La presse IT est passée du support papier au site web, LMI ayant sauté le pas en 2007. Comment l’avez-vous perçu ? Qu’attendez-vous de cette presse spécialisée ?
Avec la transition vers le web, nous sommes passés du stock de magazines papier, qui nous obligeait à relire tous les numéros lorsque l’on voulait retrouver un article, aux capacités de recherche incroyablement efficaces du numérique. C’est un vrai changement de paradigme. Avec le passage au web, je charge les articles et je suis davantage plurisources. Ce que j’aime lire, ce sont les articles un peu en avance de phase qui arrivent à éclairer le futur et nous permettent d’anticiper ce qui va se passer.
Justement, après ce bref retour vers le passé, quelles sont selon vous les technologies qui feront les gros titres demain ?

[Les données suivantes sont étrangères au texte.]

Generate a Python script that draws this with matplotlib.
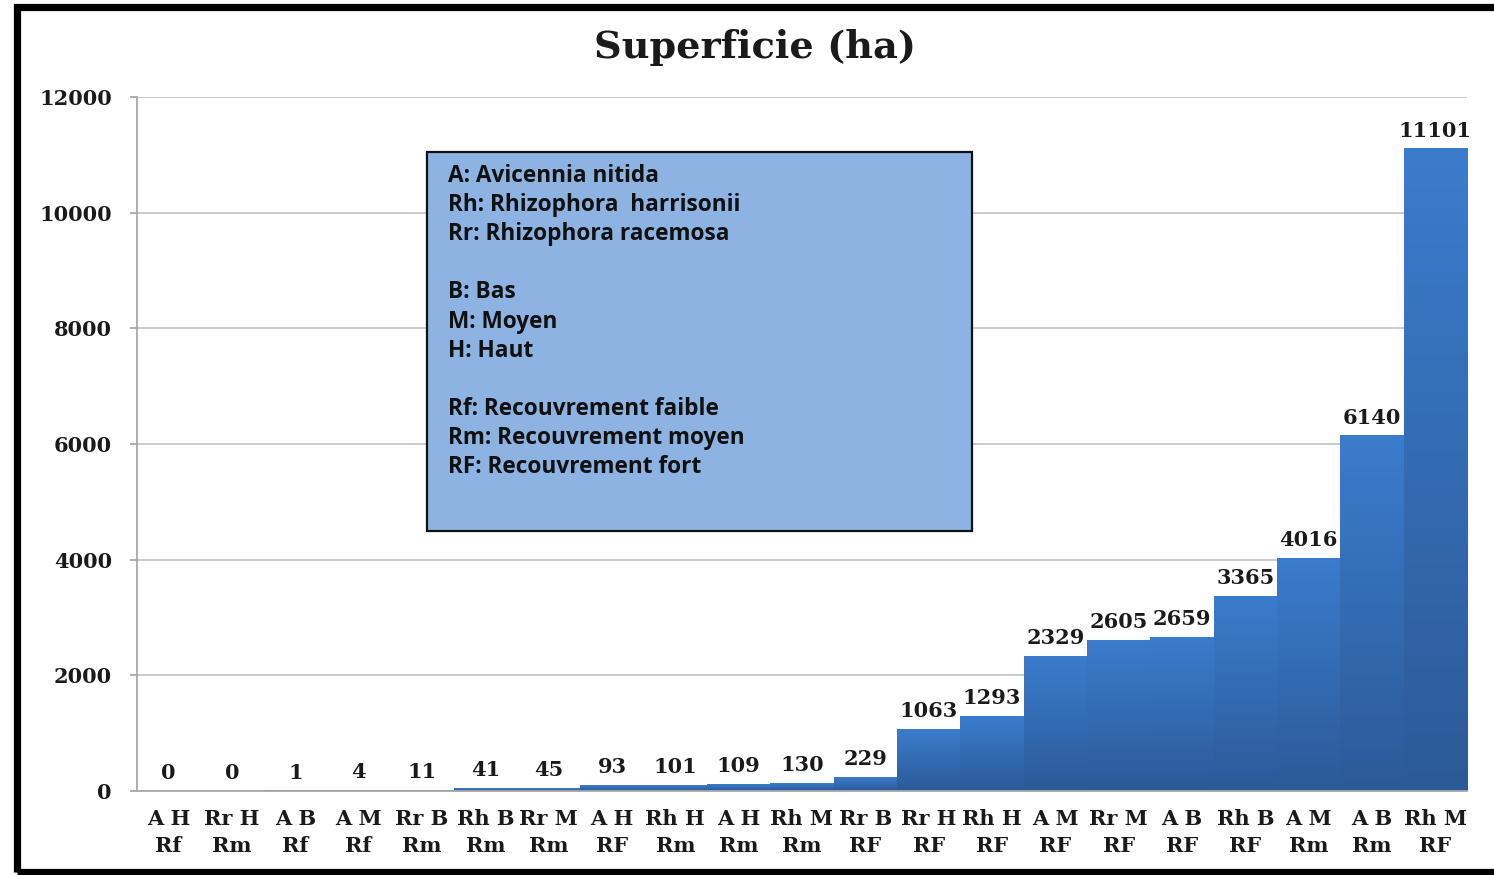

Les technologies qui commencent vraiment à être mises en oeuvre et autour desquelles tournent de nombreuses start-ups sont celles de l’Internet des objets et du traitement massif de l’information, les big data couplées avec les moteurs d’intelligence artificielle, associées aux nouveaux services qui vont apparaître. Elles se diffusent dans le grand public, mais c’est probablement dans l’industrie qu’elles auront le plus d’impact. L’informatique industrielle, qui est restée en autarcie pendant des années, va commencer à s’ouvrir avec leur mise en place. Et il y a là une révolution qui n’est même pas encore complètement envisagée, avec l’arrivée de cette informatique grand public dans le monde industriel. On en est encore très loin. Aujourd’hui, pour protéger leur informatique, les industriels restent plutôt cloisonnés. L’IoT va casser les murs et obliger à traiter des sujets de sécurité. Avec, d’un côté, des standards comme Scada (Supervisory control and data acquisition) et, de l’autre, le monde de l’IT et du réseau avec TCP/IP. De manière paradoxale, comme les environnements industriels sont restés en autarcie, ils sont beaucoup moins sécurisés que le monde IP qui a dû vivre sous le feu quotidien des cyber-attaques. Cela pose un problème parce qu’avec les solutions dans le cloud, on est obligés de passer par IP et d’ouvrir les systèmes industriels. Par exemple, pour utiliser des moteurs d’intelligence artificielle, les industriels seront obligés d’aller les consommer dans le cloud. Pour cela, ils devront s’ouvrir et, potentiellement, se mettront en danger puisqu’ils ne sont pas prévus pour cela. Il y a donc pas mal de choses qui vont se passer dans ce domaine. Ce sont les prochains changements de paradigmes.
Par ailleurs, tous les grands acteurs du logiciel vont muter et passer vers le service en ligne (Saas). Le passage au cloud entraîne un creux de trésorerie très important. Ils devront aller vers l’abonnement avec une vraie valeur ajoutée. La tendance est lourde.